## Begin
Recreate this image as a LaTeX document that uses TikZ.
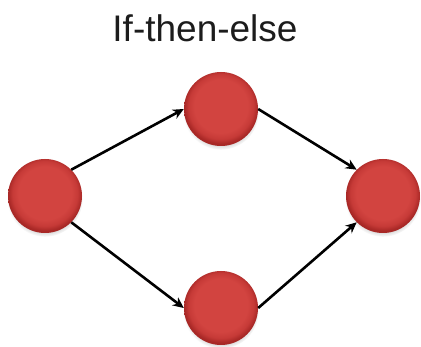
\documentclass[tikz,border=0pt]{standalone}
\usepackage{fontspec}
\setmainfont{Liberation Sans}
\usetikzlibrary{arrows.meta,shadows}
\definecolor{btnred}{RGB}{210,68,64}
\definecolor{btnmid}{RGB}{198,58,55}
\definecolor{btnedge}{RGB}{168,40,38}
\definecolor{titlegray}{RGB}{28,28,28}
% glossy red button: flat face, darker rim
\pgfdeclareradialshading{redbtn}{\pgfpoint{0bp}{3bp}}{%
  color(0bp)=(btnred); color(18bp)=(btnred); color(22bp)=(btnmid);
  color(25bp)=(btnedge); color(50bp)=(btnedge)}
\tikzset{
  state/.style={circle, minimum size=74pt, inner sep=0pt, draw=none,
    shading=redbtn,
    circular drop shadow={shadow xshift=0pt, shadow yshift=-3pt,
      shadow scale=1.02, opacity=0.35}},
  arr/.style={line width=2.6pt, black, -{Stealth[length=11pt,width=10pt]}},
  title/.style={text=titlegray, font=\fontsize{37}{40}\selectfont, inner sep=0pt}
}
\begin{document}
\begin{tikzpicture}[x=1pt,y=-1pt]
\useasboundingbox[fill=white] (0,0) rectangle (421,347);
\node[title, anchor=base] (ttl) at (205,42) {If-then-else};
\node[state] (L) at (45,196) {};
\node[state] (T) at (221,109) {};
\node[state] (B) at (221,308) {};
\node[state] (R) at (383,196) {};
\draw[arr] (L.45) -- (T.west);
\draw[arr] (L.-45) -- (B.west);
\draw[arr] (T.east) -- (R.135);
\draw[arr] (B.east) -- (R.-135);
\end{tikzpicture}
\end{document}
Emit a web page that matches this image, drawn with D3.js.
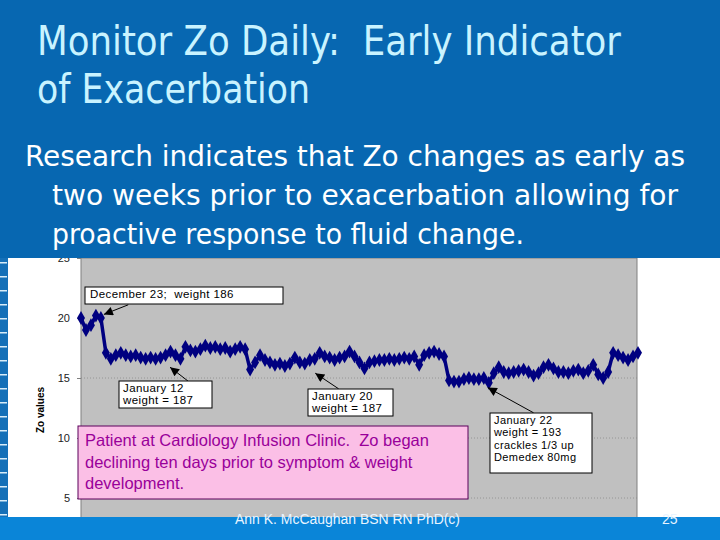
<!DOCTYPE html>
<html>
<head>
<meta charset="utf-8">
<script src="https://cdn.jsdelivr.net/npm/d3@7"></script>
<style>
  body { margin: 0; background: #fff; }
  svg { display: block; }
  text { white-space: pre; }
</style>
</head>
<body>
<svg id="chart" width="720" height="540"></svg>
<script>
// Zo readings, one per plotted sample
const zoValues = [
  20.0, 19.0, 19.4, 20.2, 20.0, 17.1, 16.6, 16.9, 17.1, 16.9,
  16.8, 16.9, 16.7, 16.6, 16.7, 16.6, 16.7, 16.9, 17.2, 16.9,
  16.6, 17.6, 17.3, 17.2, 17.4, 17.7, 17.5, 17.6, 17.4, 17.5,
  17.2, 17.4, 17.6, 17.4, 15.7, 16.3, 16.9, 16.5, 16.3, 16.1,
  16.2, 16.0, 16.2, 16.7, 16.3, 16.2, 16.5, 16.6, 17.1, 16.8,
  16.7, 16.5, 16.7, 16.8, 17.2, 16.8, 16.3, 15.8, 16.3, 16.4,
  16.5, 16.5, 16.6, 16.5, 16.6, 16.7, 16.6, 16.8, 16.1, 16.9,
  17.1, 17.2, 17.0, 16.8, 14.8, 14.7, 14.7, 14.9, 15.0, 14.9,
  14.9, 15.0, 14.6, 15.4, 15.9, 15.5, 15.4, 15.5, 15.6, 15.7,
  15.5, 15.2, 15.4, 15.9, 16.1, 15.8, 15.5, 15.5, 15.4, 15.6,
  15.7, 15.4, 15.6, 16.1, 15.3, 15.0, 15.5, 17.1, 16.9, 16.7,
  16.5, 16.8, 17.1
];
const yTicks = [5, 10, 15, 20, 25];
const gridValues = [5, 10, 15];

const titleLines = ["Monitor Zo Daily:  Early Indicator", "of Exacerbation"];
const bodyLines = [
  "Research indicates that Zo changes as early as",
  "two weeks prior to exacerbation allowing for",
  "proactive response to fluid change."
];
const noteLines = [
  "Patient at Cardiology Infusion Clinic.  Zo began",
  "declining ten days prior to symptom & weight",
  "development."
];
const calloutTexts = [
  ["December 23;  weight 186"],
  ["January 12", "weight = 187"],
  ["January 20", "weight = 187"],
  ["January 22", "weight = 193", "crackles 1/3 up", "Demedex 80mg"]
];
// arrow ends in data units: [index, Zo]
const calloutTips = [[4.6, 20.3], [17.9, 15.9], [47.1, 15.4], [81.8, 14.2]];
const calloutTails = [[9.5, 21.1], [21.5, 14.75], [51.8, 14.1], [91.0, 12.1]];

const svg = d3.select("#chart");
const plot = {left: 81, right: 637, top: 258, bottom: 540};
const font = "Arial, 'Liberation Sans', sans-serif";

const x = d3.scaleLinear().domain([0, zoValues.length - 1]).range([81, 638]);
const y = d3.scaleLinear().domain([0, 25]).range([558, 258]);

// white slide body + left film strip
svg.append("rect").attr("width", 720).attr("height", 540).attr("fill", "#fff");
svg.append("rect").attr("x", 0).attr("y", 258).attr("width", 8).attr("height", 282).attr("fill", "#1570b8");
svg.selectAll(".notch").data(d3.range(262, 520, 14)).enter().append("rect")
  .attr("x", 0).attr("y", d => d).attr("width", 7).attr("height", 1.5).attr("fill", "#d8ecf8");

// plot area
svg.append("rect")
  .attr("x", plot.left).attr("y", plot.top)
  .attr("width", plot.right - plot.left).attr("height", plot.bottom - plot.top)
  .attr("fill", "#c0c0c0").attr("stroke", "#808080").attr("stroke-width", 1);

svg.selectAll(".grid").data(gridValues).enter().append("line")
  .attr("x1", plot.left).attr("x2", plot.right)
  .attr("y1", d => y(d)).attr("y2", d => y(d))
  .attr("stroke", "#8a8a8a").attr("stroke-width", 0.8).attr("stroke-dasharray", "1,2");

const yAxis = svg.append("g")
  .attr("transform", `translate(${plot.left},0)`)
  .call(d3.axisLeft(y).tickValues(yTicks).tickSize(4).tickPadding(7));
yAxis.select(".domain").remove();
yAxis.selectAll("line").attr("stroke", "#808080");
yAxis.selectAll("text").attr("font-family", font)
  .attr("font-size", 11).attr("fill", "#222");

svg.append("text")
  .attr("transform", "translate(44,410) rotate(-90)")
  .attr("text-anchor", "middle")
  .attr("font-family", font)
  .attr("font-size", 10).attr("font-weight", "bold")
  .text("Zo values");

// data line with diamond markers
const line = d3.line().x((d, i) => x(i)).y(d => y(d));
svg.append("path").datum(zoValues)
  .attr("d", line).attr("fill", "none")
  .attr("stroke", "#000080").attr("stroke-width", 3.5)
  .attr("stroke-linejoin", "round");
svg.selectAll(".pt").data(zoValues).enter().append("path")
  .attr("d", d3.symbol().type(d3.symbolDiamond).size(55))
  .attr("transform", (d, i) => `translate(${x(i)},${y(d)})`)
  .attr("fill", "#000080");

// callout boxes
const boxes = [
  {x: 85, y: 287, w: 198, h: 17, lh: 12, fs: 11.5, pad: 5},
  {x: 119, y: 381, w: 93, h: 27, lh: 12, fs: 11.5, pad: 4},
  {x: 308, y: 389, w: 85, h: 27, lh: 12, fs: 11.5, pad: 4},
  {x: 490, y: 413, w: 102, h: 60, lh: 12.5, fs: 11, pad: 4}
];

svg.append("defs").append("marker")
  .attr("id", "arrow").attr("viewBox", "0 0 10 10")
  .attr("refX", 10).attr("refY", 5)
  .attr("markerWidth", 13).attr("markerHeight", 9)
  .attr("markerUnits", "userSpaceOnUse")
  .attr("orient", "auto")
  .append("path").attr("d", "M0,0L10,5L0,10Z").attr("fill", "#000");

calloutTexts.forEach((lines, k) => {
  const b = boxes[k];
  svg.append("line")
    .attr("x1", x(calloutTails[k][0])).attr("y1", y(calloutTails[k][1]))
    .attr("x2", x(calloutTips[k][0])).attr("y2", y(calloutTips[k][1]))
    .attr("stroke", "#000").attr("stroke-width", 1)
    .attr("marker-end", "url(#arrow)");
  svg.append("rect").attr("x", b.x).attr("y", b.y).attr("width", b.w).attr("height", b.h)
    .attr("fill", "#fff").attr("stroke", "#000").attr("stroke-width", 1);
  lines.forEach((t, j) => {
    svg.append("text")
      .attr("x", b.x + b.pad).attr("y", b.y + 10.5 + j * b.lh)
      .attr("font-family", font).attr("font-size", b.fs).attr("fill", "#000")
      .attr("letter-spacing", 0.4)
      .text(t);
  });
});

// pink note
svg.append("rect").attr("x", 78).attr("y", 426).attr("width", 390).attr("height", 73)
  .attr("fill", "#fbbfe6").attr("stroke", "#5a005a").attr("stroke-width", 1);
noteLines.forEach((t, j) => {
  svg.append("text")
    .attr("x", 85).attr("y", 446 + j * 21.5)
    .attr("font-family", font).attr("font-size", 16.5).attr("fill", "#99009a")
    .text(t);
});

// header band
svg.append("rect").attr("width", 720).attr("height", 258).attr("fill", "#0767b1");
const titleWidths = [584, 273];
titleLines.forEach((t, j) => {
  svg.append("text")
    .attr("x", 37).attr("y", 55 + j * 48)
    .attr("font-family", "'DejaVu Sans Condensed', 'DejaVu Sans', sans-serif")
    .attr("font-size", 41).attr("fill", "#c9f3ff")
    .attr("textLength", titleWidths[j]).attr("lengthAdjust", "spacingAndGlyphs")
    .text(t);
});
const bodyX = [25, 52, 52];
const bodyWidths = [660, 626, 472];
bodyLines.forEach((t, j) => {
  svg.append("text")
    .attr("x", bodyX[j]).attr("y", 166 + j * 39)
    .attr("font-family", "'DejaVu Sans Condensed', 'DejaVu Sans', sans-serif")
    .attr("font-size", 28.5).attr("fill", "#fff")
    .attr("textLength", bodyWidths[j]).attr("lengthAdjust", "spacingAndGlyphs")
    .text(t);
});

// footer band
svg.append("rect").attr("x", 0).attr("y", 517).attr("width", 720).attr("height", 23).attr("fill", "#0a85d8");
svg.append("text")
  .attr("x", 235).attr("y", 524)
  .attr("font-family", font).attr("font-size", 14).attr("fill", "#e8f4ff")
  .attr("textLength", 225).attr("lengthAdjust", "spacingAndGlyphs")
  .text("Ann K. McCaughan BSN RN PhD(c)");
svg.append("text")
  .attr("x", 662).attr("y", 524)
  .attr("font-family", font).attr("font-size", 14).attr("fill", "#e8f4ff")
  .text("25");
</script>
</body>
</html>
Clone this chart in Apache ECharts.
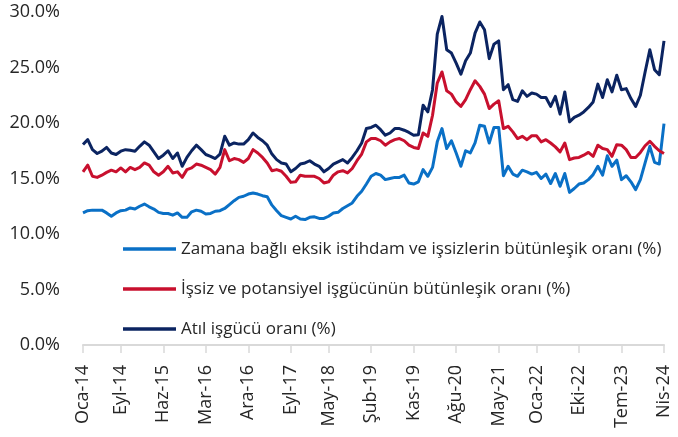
## End
Work to be completed | Lines containing the word "that" must all be returned from the material above.

Solution |
Recreate this image as a LaTeX document that uses TikZ.
Emit a web page that matches this image, drawn with D3.js.
  "Research indicates that Zo changes as early as",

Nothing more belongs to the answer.